In Matthew, Christ answered the retributive justice of Exodus saying, “You have heard that it was said, ‘Eye for eye, and tooth for tooth.’ But I tell you, Do not resist an evil person. If someone strikes you on the right cheek, turn to him the other also.” (5:38-39).
Hardliners—people who believe steadfastly in retributive justice—are said to be Old Testament types, the kind who ignore Christ’s “turn the other cheek” teaching to exact their revenge. But when politicians proclaim, like Trump has, that they believe in ‘an eye for an eye’ justice, they misunderstand the point of the passage in Exodus, which was not intended to justify vengeance, but to limit it.
It is only an eye for an eye. Vengeance for an eye is limited to an eye. Vengeance for one murder is one life, not a whole village or country.
Christ takes the idea of limiting the impulse to vengeance a step further, admonishing people to simply turn the other cheek. But so, too, does the Qur’an. The previously-quoted eye for an eye verse in the Qur’an continues: “But whoever gives [up his right as] charity, it is an expiation for him.”
And Christ wasn’t so radical a departure from the Old Testament as many believe. Leviticus Chapter 19, verse 18 states, “Do not seek revenge or bear a grudge against one of your people, but love your neighbor as yourself. I am the Lord.” (which verse also constitutes the first formulation of what Christ would proclaim as the Second Great Commandment, commonly called the Golden Rule). In Proverbs Chapter 24, verses 28 and 29, “Do not testify against your neighbor without cause, or use your lips to deceive. Do not say, “I’ll do to him as he’s done to me. I’ll pay that man back for what he did.”” And in Lamentations Chapter 3, verses 27-31, “It is good for a man to…offer his cheek to one who would strike him, and let him be filled with disgrace. For men are not cast off by the Lord forever.”
The bottom line? All three Abrahamic religions teach mercy with justice, Islam perhaps more than the others, offering expiation of sins as the reward for charitably dropping the impulse to vengeance.
What is only implied by the stance of each great theological heritage is the reality that there is great power in forgiveness. Holding a grudge is to serve a cruel master, allowing one’s enemies to control one’s thoughts and actions.
The takeaway for the clash of civilizations? The West could win, or at least keep from losing, if only it would quit fighting.
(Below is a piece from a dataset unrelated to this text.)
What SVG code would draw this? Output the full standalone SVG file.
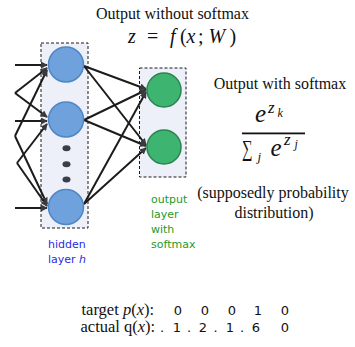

If only it ended the cycle of vengeance by packing up its drones and its special ops forces and its regular military forces and going home, it would deprive the nefarious death cults, al Qaeda and ISIS, of their only means of garnering support.
When Ronald Reagan was President, he allowed the US to get tangentially, almost accidentally, involved in a civil war in Lebanon, as part of a multi-national peacekeeping force (which as always, was mostly uni-national, i.e., American). When our presence was met with a truck bomb at a Marine Corps barracks that killed more Americans than would later die in the First Gulf War, he did the only noble and proper thing for a military commander to do when troops are in harm’s way yet lack an identifiable, militarily-achievable, objective. He ordered the troops to stand down. To come home. To let Lebanon solve its own problems. We didn’t have a dog in the hunt, and he knew it. Our actions and presence only served to exacerbate the internal strife in the region, and we paid dearly for it.
This cycle of vengeance started with the First Gulf War. Which led directly to the first World Trade Center bombing in 1993, followed by the 1998 attacks on US embassies in Tanzania and Kenya on the anniversary of the day US troops first arrived in Saudi Arabia, which was followed by the bombing of the USS Cole in 2000, ultimately leading to the second attack on the World Trade Center on September 11, 2001. So long as the US and its Western allies had troops present in the Middle East, particularly in the country hosting Islam’s holiest sites, the impetus for revenge continued. After 9-11, the West did exactly the opposite of what it should have done. Rather than evacuating the area, the West, led by the US, expanded its presence, prosecuting two wars against countries that had heretofore been allies (Hussein’s Iraq and the Taliban’s Afghanistan). So the cycle of vengeance intensified, and continues to intensify every day. We make new enemies with every bomb we drop. The porousness of Western borders and openness of its societies makes it nigh well impossible to prevent Middle Easterners from returning the favor.
Barack Obama almost got rein of the American military adventurists who have promoted Middle Eastern interventionism since the end of the Cold War. He drastically reduced troop numbers in Iraq and Afghanistan, for a time. But reductions aren’t the same as abandonment. Any level of American/Western troop presence is now a provocation in the cycle of violence. Reducing, but not removing, the forces probably exacerbated the problem rather than helped in solving it. So long as we have troops over there, we’ll be less safe over here. The only way to win this war is to quit fighting it.